WASHINGTON, Feb. 4, 2015 – Higher-than-forecast costs of commodity programs in the new farm bill could attract the attention of congressional budget cutters if Republicans pursue broad reductions in federal spending.

Republicans on the House and Senate Agriculture committees would prefer cutting the Supplemental Nutrition Assistance Program rather than farm payments, but they’ll pay a political price if they do. Democrats, including the Senate Agriculture Committee’s ranking member, Debbie Stabenow, will point to the increased cost of commodity subsidies. 

Because of sharp drops in prices for grain and other crops, the cost of the farm bill’s commodity programs are expected to total more than $20 billion from fiscal 2016 to 2018, according to the Congressional Budget Office’s latest forecast, up from the $14 billion forecast in April 2014.

If Republicans “want to open up the entire farm bill we can go back and do that but we’re not just going to look at food for children and families and seniors,” Stabenow told Agri-Pulse. 

“There’s certainly been much more spending in other parts of the farm bill in terms of unexpected increases than there has been in nutrition,” Stabenow said. “Nutrition is actually going down with the improvement in the economy.”

Much of the forecast increase in farm payments is in two new programs, including the Price Loss Coverage program, which PLC triggers payments when commodity prices are below levels, or “reference” prices, set by the farm bill.

PLC payments are expected to hit $4.1 billion in 2017 alone, compared to the $2.4 billion projected CBO’s April forecast.

Corn will account for much of the increased cost.
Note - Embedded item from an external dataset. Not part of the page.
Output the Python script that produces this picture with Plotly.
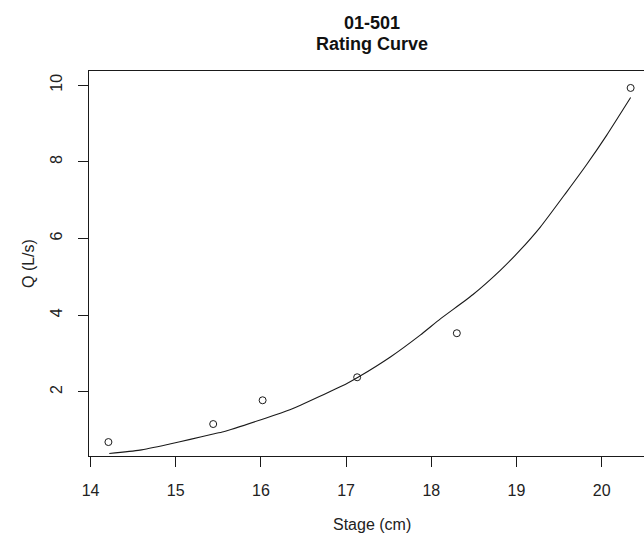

CBO estimates that PLC payments on corn will total $1.6 billion in 2016 and nearly $2 billion in 2017.

When CBO prepared the 2014 forecast, it was projected that the average price of corn would rise from $3.50 a bushel on the 2014 crop to $4 for the 2015 marketing year and stay between $4 and $5 in the ensuing years. CBO now estimates that the average price will drop to $3.50 this year and stay below $4 until 2019. The PLC reference price that triggers subsidies is $3.70 per bushel.

The cost of a second new program, Agriculture Risk Coverage, has also risen. But ARC’s costs, unlike PLC’s, should decline sharply over time because of the way the program is structured. ARC payments are triggered when revenue for a crop falls below the previous five-year average.

With commodity prices expected to remain at a lower level for the next several years, ARC payments will fall as the lower price levels are calculated into the average. For farmers who select coverage on a county, rather than individual farm basis, and that is expected to be the vast majority of growers, ARC payments are now expected to total $6.3 billion for fiscal 2016 through 2018, up from the $3.7 billion previously estimated for those years. (Farmers won’t receive their first payments under ARC until fiscal 2016.)

The cost of SNAP, formerly known as food stamps, also has risen slightly since the April 2014 forecast but it is still on the decline. CBO now estimates it will cost $78 billion in fiscal 2015 and gradually drop below $74 billion by 2020 even with the inflationary increases in benefits. The April 2014 forecast put the program at $76.4 billion this year and drop below $72 billion by 2020.

South Dakota Sen. John Thune, the Senate GOP conference chairman, says Republican leaders are still trying to decide what kind of cuts they want to try to make with the budget process. “I just hear a lot of speculation,” he said.

Their goal is to have budget resolutions passed through the House and Senate in April laying out the blueprint for what cuts they want to make. The resolutions would require congressional committees, possibly including the House and Senate Agriculture committees, to recommend specific recommendations. Those cuts would then be folded into a budget reconciliation measure for the House and Senate to consider.

Thune said he hopes agriculture programs would be exempt from any cuts, but expressed concern that commodity programs could “catch some attention.” He said he worried about that “when we passed the farm bill with the high reference prices, if commodity prices dropped.”

The two Agriculture committee chairmen aren’t saying yet what they would cut. The chairman of the House panel, Mike Conaway, R-Texas, wouldn’t rule out taking some money from farm programs, although he said the administration’s proposal to trim the crop insurance program by $16 billion over 10 years was dead on arrival. “We may have to look at everything,” Conaway said, while noting that SNAP costs far more than the commodity programs. “We’ll be as fair as we can to as many people as we can.”